In the lines below, output everything from the first line through the line containing "time = np.arange(-60, 140, 10)" exactly as it is. Pictures are not part of the output.

→ Data extract
● ● ● ● ● ● ●
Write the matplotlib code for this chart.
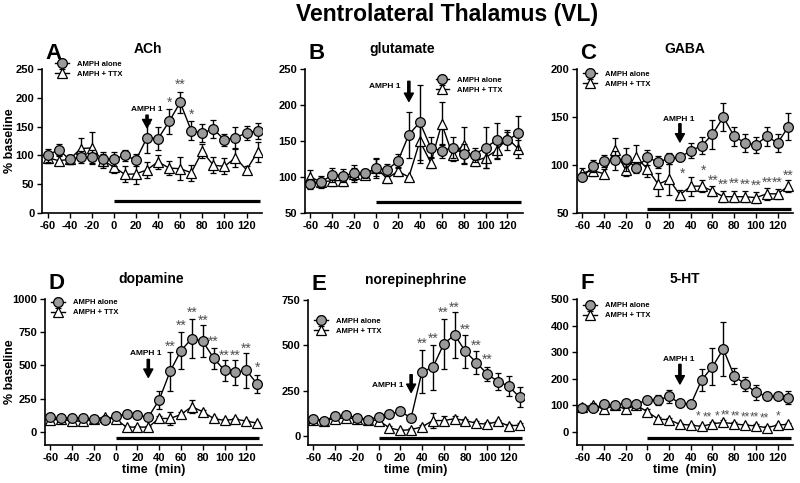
import numpy as np
import matplotlib.pyplot as plt

plt.rcParams['font.family'] = ['Liberation Sans', 'DejaVu Sans']
plt.rcParams['font.weight'] = 'bold'
plt.rcParams['axes.unicode_minus'] = False

time = np.arange(-60, 140, 10)

# A: ACh
ach_amph = [100, 110, 93, 97, 97, 94, 94, 100, 92, 131, 129, 159, 192, 143, 139, 146, 127, 131, 139, 143]
ach_amph_err = [12, 10, 8, 10, 12, 12, 12, 10, 10, 26, 20, 22, 18, 16, 15, 15, 10, 18, 12, 14]
ach_ttx = [96, 91, 93, 112, 113, 91, 80, 67, 68, 75, 89, 78, 77, 70, 107, 83, 81, 96, 75, 106]
ach_ttx_err = [10, 8, 8, 18, 27, 12, 10, 14, 18, 14, 12, 12, 20, 14, 12, 14, 14, 16, 6, 18]

# B: glutamate
glu_amph = [90, 93, 103, 102, 105, 105, 112, 110, 122, 159, 176, 141, 136, 141, 132, 131, 141, 151, 151, 161]
glu_amph_err = [7, 8, 10, 9, 12, 6, 14, 8, 10, 32, 52, 14, 10, 14, 14, 10, 28, 24, 14, 24]
glu_ttx = [100, 93, 95, 95, 104, 103, 113, 98, 108, 100, 150, 120, 174, 130, 145, 122, 127, 137, 154, 139]
glu_ttx_err = [10, 6, 8, 8, 8, 5, 12, 6, 6, 0, 30, 8, 30, 8, 25, 6, 14, 12, 8, 12]

# C: GABA
gaba_amph = [87, 99, 104, 105, 106, 97, 108, 103, 107, 108, 115, 120, 132, 150, 130, 123, 121, 130, 123, 140]
gaba_amph_err = [3, 6, 6, 10, 12, 5, 8, 6, 6, 3, 8, 9, 15, 15, 10, 9, 8, 10, 9, 14]
gaba_ttx = [92, 94, 91, 116, 95, 108, 96, 80, 85, 69, 78, 78, 73, 67, 67, 67, 66, 70, 70, 78]
gaba_ttx_err = [5, 5, 5, 12, 6, 13, 8, 12, 16, 5, 10, 6, 5, 6, 6, 6, 6, 6, 5, 6]

# D: dopamine
da_amph = [110, 100, 105, 100, 95, 90, 120, 130, 125, 110, 240, 455, 612, 703, 682, 555, 462, 448, 462, 360]
da_amph_err = [10, 10, 10, 10, 10, 10, 10, 10, 10, 10, 70, 145, 140, 150, 120, 80, 80, 95, 130, 65]
da_ttx = [90, 95, 80, 80, 95, 110, 95, 35, 35, 35, 100, 100, 130, 190, 150, 100, 85, 95, 80, 65]
da_ttx_err = [10, 10, 10, 10, 10, 10, 10, 10, 10, 10, 15, 50, 20, 50, 15, 10, 10, 10, 10, 10]

# E: norepinephrine
ne_amph = [95, 85, 110, 115, 100, 90, 105, 120, 135, 100, 355, 378, 507, 558, 467, 405, 343, 300, 275, 213]
ne_amph_err = [10, 10, 10, 10, 10, 10, 10, 10, 10, 10, 120, 125, 140, 125, 90, 65, 40, 45, 55, 55]
ne_ttx = [90, 85, 95, 100, 95, 90, 85, 45, 30, 35, 50, 85, 85, 95, 85, 70, 65, 80, 55, 60]
ne_ttx_err = [10, 10, 10, 10, 10, 10, 10, 10, 10, 10, 10, 40, 25, 15, 10, 10, 10, 10, 10, 10]

# F: 5-HT
ht_amph = [90, 88, 103, 100, 107, 105, 120, 120, 133, 107, 103, 195, 245, 312, 210, 180, 148, 133, 133, 128]
ht_amph_err = [10, 10, 10, 10, 10, 10, 10, 20, 25, 10, 10, 40, 70, 100, 30, 25, 30, 10, 10, 25]
ht_ttx = [93, 100, 85, 100, 85, 100, 75, 48, 45, 28, 25, 20, 30, 35, 30, 25, 22, 15, 25, 28]
ht_ttx_err = [8, 8, 8, 8, 8, 8, 10, 8, 8, 6, 6, 6, 6, 8, 6, 6, 6, 6, 6, 6]

# significance stars: x, y, text
ach_stars = ([50, 60, 70], [192, 222, 170], ['*', '**', '*'])
gaba_stars = ([32, 52, 61, 70, 80, 90, 100, 110, 120, 130],
              [91, 94, 84, 79, 80, 79, 78, 82, 82, 89],
              ['*', '*', '**', '**', '**', '**', '**', '**', '**', '**'])
da_stars = ([50, 60, 70, 80, 90, 100, 110, 120, 130],
            [642, 798, 894, 836, 680, 572, 572, 622, 479],
            ['**', '**', '**', '**', '**', '**', '**', '**', '*'])
ne_stars = ([40, 50, 60, 70, 80, 90, 100],
            [511, 539, 682, 710, 585, 498, 419],
            ['**', '**', '**', '**', '**', '**', '**'])
ht_stars = ([47, 55, 64, 72, 81, 90, 99, 108, 120],
            [57, 55, 57, 60, 57, 55, 52, 50, 57],
            ['*', '**', '*', '**', '**', '**', '**', '**', '*'])

fig = plt.figure(figsize=(8, 4.83), dpi=100)

fig.text(0.559, 1 - 21/483, 'Ventrolateral Thalamus (VL)', ha='center', va='baseline',
         fontsize=16.5, fontweight='bold')


def panel(rect, letter, title, amph, amph_err, ttx, ttx_err, ylim, yticks, bar_y,
          leg_pos, arrow, stars=None, star_size=10, ylabel=None, xlabel=False,
          title_x=0.5):
    ax = fig.add_axes(rect)
    ax.errorbar(time, ttx, yerr=ttx_err, color='black', lw=1, marker='^', ms=7,
                mfc='white', mec='black', mew=0.9, capsize=2.5, capthick=1,
                elinewidth=1, zorder=3, label='AMPH + TTX')
    ax.errorbar(time, amph, yerr=amph_err, color='black', lw=1, marker='o', ms=7,
                mfc='#9a9a9a', mec='black', mew=0.9, capsize=2.5, capthick=1,
                elinewidth=1, zorder=4, label='AMPH alone')
    ax.plot([0, 132], [bar_y, bar_y], color='black', lw=2.3, solid_capstyle='butt')

    # AMPH 1 arrow
    tx, ty, y0, y1, ha = arrow
    ax.text(tx, ty, 'AMPH 1', ha=ha, va='center', fontsize=6, fontweight='bold')
    ax.annotate('', xy=(30, y1), xytext=(30, y0),
                arrowprops=dict(width=1.6, headwidth=6.5, headlength=6,
                                color='black', shrink=0))

    if stars is not None:
        for sx, sy, s in zip(*stars):
            ax.text(sx, sy, s, ha='center', va='center', fontsize=star_size,
                    color='#505050', fontweight='normal')

    ax.set_xlim(-65, 134)
    ax.set_ylim(*ylim)
    ax.set_xticks(np.arange(-60, 121, 20))
    ax.set_yticks(yticks)
    ax.tick_params(labelsize=8, width=1, length=3.5, pad=2)
    for lab in ax.get_xticklabels() + ax.get_yticklabels():
        lab.set_fontweight('bold')
    ax.spines['top'].set_visible(False)
    ax.spines['right'].set_visible(False)
    ax.spines['left'].set_linewidth(1.2)
    ax.spines['bottom'].set_linewidth(1.2)

    h, l = ax.get_legend_handles_labels()
    ax.legend(h[::-1], l[::-1], loc='upper left', bbox_to_anchor=leg_pos,
              frameon=False, handlelength=1.8, handletextpad=1.0,
              labelspacing=0.35, borderaxespad=0, borderpad=0,
              prop={'weight': 'bold', 'size': 5.5})

    ax.text(0.015, 1.11, letter, transform=ax.transAxes, fontsize=16,
            fontweight='bold', ha='left', va='center')
    ax.text(title_x, 1.14, title, transform=ax.transAxes, fontsize=10,
            fontweight='bold', ha='center', va='center')
    if ylabel is not None:
        ax.set_ylabel('% baseline', fontsize=9, fontweight='bold')
        ax.yaxis.set_label_coords(ylabel, 0.5)
    if xlabel:
        ax.set_xlabel('time  (min)', fontsize=9, fontweight='bold', labelpad=1)
    return ax


panel([0.0525, 0.559, 0.275, 0.298], 'A', 'ACh', ach_amph, ach_amph_err,
      ach_ttx, ach_ttx_err, (0, 250), [0, 50, 100, 150, 200, 250], 20,
      (0.06, 1.06), (30, 180, 170, 148, 'center'), ach_stars, ylabel=-0.12, title_x=0.48)

panel([0.381, 0.559, 0.2725, 0.298], 'B', 'glutamate', glu_amph, glu_amph_err,
      glu_ttx, glu_ttx_err, (50, 250), [50, 100, 150, 200, 250], 65,
      (0.6, 0.95), (22, 226, 233, 205, 'right'), None, title_x=0.445)

panel([0.721, 0.559, 0.27, 0.298], 'C', 'GABA', gaba_amph, gaba_amph_err,
      gaba_ttx, gaba_ttx_err, (50, 200), [50, 100, 150, 200], 54,
      (0.03, 0.99), (29, 147, 143, 124, 'center'), gaba_stars, title_x=0.5)

panel([0.056, 0.0787, 0.271, 0.302], 'D', 'dopamine', da_amph, da_amph_err,
      da_ttx, da_ttx_err, (-100, 1000), [0, 250, 500, 750, 1000], -45,
      (0.03, 1.0), (28, 587, 545, 410, 'center'), da_stars, ylabel=-0.135,
      xlabel=True, title_x=0.49)

panel([0.385, 0.0787, 0.27, 0.300], 'E', 'norepinephrine', ne_amph, ne_amph_err,
      ne_ttx, ne_ttx_err, (-50, 750), [0, 250, 500, 750], -12,
      (0.03, 0.88), (23, 281, 338, 240, 'right'), ne_stars, xlabel=True, title_x=0.5)

panel([0.721, 0.0787, 0.27, 0.302], 'F', '5-HT', ht_amph, ht_amph_err,
      ht_ttx, ht_ttx_err, (-50, 500), [0, 100, 200, 300, 400, 500], -24,
      (0.03, 0.98), (29, 271, 254, 180, 'center'), ht_stars, star_size=8.5,
      xlabel=True, title_x=0.5)

fig.savefig('out.png', dpi=100)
● ● ● ● ● ● ●
→ Exercise solution
Write the matplotlib code for this chart.
import numpy as np
import matplotlib.pyplot as plt

plt.rcParams['font.family'] = ['Liberation Sans', 'DejaVu Sans']
plt.rcParams['font.weight'] = 'bold'
plt.rcParams['axes.unicode_minus'] = False

time = np.arange(-60, 140, 10)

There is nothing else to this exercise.